■ **Exercise**:
The listing below should be printed exactly, every line of it. Skip the pictures.

■ **Material provided**:
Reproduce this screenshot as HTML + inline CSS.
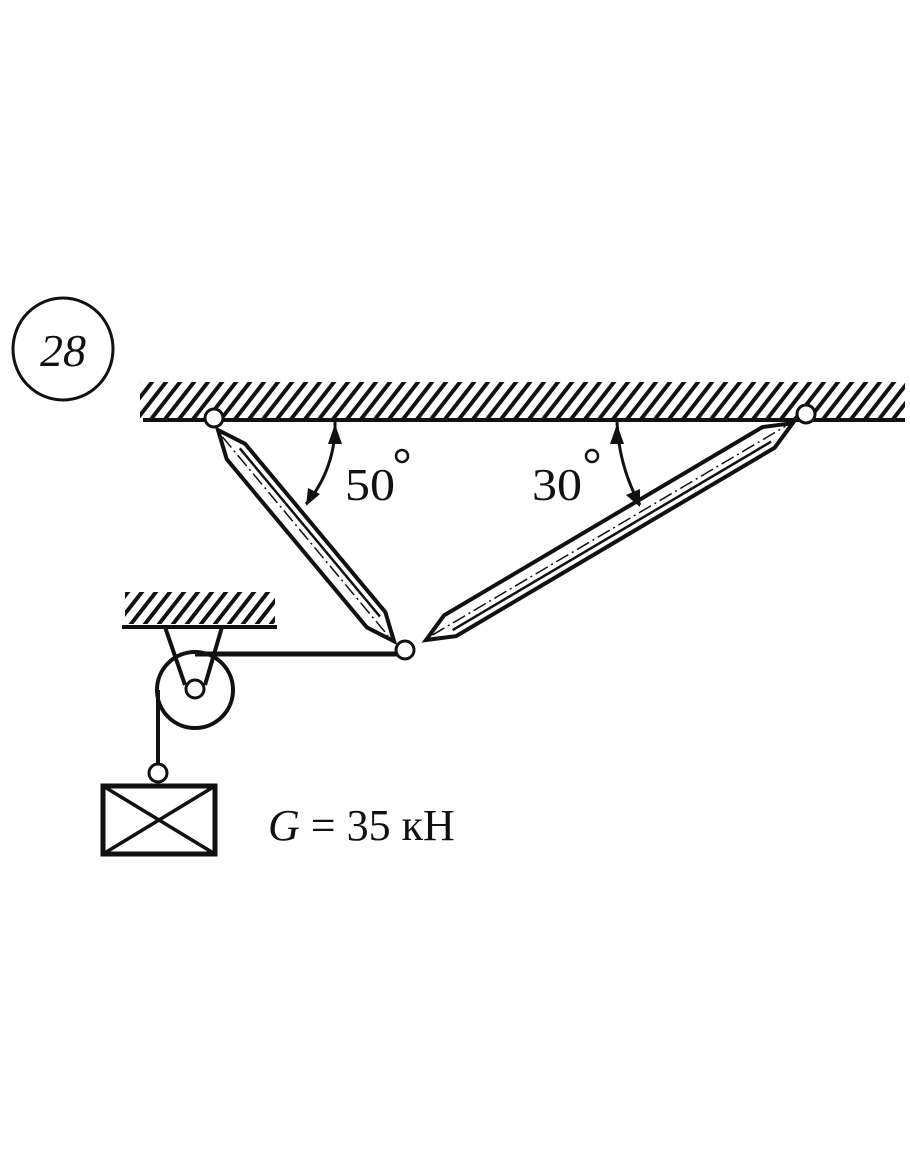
<!DOCTYPE html>
<html><head><meta charset="utf-8"><style>
html,body{margin:0;padding:0;background:#fff;}
svg{display:block}
text{font-family:"Liberation Serif",serif;fill:#111}
</style></head><body>
<svg width="910" height="1155" viewBox="0 0 910 1155" xmlns="http://www.w3.org/2000/svg">
<defs>
<pattern id="h" width="14" height="40" patternUnits="userSpaceOnUse" patternTransform="skewX(-38)">
<rect x="0" y="0" width="5" height="40" fill="#111"/>
</pattern>
</defs>
<ellipse cx="63" cy="349" rx="50" ry="51" fill="none" stroke="#111" stroke-width="3"/>
<text x="63" y="366" font-size="46" font-style="italic" text-anchor="middle">28</text>
<rect x="140" y="382" width="765" height="36" fill="url(#h)"/>
<line x1="143" y1="420" x2="905" y2="420" stroke="#111" stroke-width="4"/>
<g transform="translate(218,430) rotate(50.2)" stroke="#111" fill="#fff">
<path d="M0,0 L28,-12 L247,-12 L275,0 L247,12 L28,12 Z" stroke-width="4"/>
<line x1="28" y1="-5" x2="247" y2="-5" stroke-width="2.5"/>
<line x1="8" y1="1" x2="267" y2="1" stroke-width="1.5" stroke-dasharray="14,4,2,4"/>
</g>
<g transform="translate(426,640) rotate(-30.6)" stroke="#111" fill="#fff">
<path d="M0,0 L28,-12 L398,-12 L426,0 L398,12 L28,12 Z" stroke-width="4"/>
<line x1="28" y1="5" x2="398" y2="5" stroke-width="2.5"/>
<line x1="8" y1="-1" x2="418" y2="-1" stroke-width="1.5" stroke-dasharray="14,4,2,4"/>
</g>
<circle cx="214" cy="418" r="9" fill="#fff" stroke="#111" stroke-width="3"/>
<circle cx="806" cy="414" r="9" fill="#fff" stroke="#111" stroke-width="3"/>
<path d="M335,422 A121,121 0 0 1 306,504" fill="none" stroke="#111" stroke-width="3"/>
<path d="M335,424 l-7,20 l14,0 z" fill="#111"/>
<path d="M617,422 A190,190 0 0 0 640,505" fill="none" stroke="#111" stroke-width="3"/>
<path d="M617,424 l-7,20 l14,0 z" fill="#111"/>
<path d="M640,507 l-14,-12 l14,-6 z" fill="#111"/>
<path d="M306,506 l2,-18 l12,6 z" fill="#111"/>
<text x="345" y="500" font-size="46" textLength="50" lengthAdjust="spacingAndGlyphs">50</text>
<circle cx="402" cy="456" r="6" fill="none" stroke="#111" stroke-width="2.5"/>
<text x="532" y="500" font-size="46" textLength="50" lengthAdjust="spacingAndGlyphs">30</text>
<circle cx="592" cy="456" r="6" fill="none" stroke="#111" stroke-width="2.5"/>
<rect x="125" y="592" width="150" height="32" fill="url(#h)"/>
<line x1="122" y1="627" x2="277" y2="627" stroke="#111" stroke-width="4"/>
<circle cx="195" cy="690" r="38" fill="none" stroke="#111" stroke-width="4"/>
<path d="M165,627 L185,685 M222,627 L205,685" stroke="#111" stroke-width="4"/>
<circle cx="195" cy="689" r="9" fill="#fff" stroke="#111" stroke-width="3"/>
<line x1="195" y1="654" x2="400" y2="654" stroke="#111" stroke-width="5"/>
<circle cx="405" cy="650" r="9" fill="#fff" stroke="#111" stroke-width="3"/>
<line x1="158" y1="690" x2="158" y2="764" stroke="#111" stroke-width="4"/>
<circle cx="158" cy="773" r="9" fill="#fff" stroke="#111" stroke-width="3"/>
<rect x="103" y="786" width="112" height="68" fill="none" stroke="#111" stroke-width="5"/>
<path d="M103,786 L215,854 M215,786 L103,854" stroke="#111" stroke-width="3.5"/>
<text x="268" y="840" font-size="44"><tspan font-style="italic">G</tspan> = 35 кН</text>
</svg>
</body></html>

■ **Written response**:
Reproduce this screenshot as HTML + inline CSS.
<!DOCTYPE html>
<html><head><meta charset="utf-8"><style>
html,body{margin:0;padding:0;background:#fff;}
svg{display:block}
text{font-family:"Liberation Serif",serif;fill:#111}
</style></head><body>
<svg width="910" height="1155" viewBox="0 0 910 1155" xmlns="http://www.w3.org/2000/svg">
<defs>
<pattern id="h" width="14" height="40" patternUnits="userSpaceOnUse" patternTransform="skewX(-38)">
<rect x="0" y="0" width="5" height="40" fill="#111"/>
</pattern>
</defs>
<ellipse cx="63" cy="349" rx="50" ry="51" fill="none" stroke="#111" stroke-width="3"/>
<text x="63" y="366" font-size="46" font-style="italic" text-anchor="middle">28</text>
<rect x="140" y="382" width="765" height="36" fill="url(#h)"/>
<line x1="143" y1="420" x2="905" y2="420" stroke="#111" stroke-width="4"/>
<g transform="translate(218,430) rotate(50.2)" stroke="#111" fill="#fff">
<path d="M0,0 L28,-12 L247,-12 L275,0 L247,12 L28,12 Z" stroke-width="4"/>
<line x1="28" y1="-5" x2="247" y2="-5" stroke-width="2.5"/>
<line x1="8" y1="1" x2="267" y2="1" stroke-width="1.5" stroke-dasharray="14,4,2,4"/>
</g>
<g transform="translate(426,640) rotate(-30.6)" stroke="#111" fill="#fff">
<path d="M0,0 L28,-12 L398,-12 L426,0 L398,12 L28,12 Z" stroke-width="4"/>
<line x1="28" y1="5" x2="398" y2="5" stroke-width="2.5"/>
<line x1="8" y1="-1" x2="418" y2="-1" stroke-width="1.5" stroke-dasharray="14,4,2,4"/>
</g>
<circle cx="214" cy="418" r="9" fill="#fff" stroke="#111" stroke-width="3"/>
<circle cx="806" cy="414" r="9" fill="#fff" stroke="#111" stroke-width="3"/>
<path d="M335,422 A121,121 0 0 1 306,504" fill="none" stroke="#111" stroke-width="3"/>
<path d="M335,424 l-7,20 l14,0 z" fill="#111"/>
<path d="M617,422 A190,190 0 0 0 640,505" fill="none" stroke="#111" stroke-width="3"/>
<path d="M617,424 l-7,20 l14,0 z" fill="#111"/>
<path d="M640,507 l-14,-12 l14,-6 z" fill="#111"/>
<path d="M306,506 l2,-18 l12,6 z" fill="#111"/>
<text x="345" y="500" font-size="46" textLength="50" lengthAdjust="spacingAndGlyphs">50</text>
<circle cx="402" cy="456" r="6" fill="none" stroke="#111" stroke-width="2.5"/>
<text x="532" y="500" font-size="46" textLength="50" lengthAdjust="spacingAndGlyphs">30</text>
<circle cx="592" cy="456" r="6" fill="none" stroke="#111" stroke-width="2.5"/>
<rect x="125" y="592" width="150" height="32" fill="url(#h)"/>
<line x1="122" y1="627" x2="277" y2="627" stroke="#111" stroke-width="4"/>
<circle cx="195" cy="690" r="38" fill="none" stroke="#111" stroke-width="4"/>
<path d="M165,627 L185,685 M222,627 L205,685" stroke="#111" stroke-width="4"/>
<circle cx="195" cy="689" r="9" fill="#fff" stroke="#111" stroke-width="3"/>
<line x1="195" y1="654" x2="400" y2="654" stroke="#111" stroke-width="5"/>
<circle cx="405" cy="650" r="9" fill="#fff" stroke="#111" stroke-width="3"/>
<line x1="158" y1="690" x2="158" y2="764" stroke="#111" stroke-width="4"/>
<circle cx="158" cy="773" r="9" fill="#fff" stroke="#111" stroke-width="3"/>
<rect x="103" y="786" width="112" height="68" fill="none" stroke="#111" stroke-width="5"/>
<path d="M103,786 L215,854 M215,786 L103,854" stroke="#111" stroke-width="3.5"/>
<text x="268" y="840" font-size="44"><tspan font-style="italic">G</tspan> = 35 кН</text>
</svg>
</body></html>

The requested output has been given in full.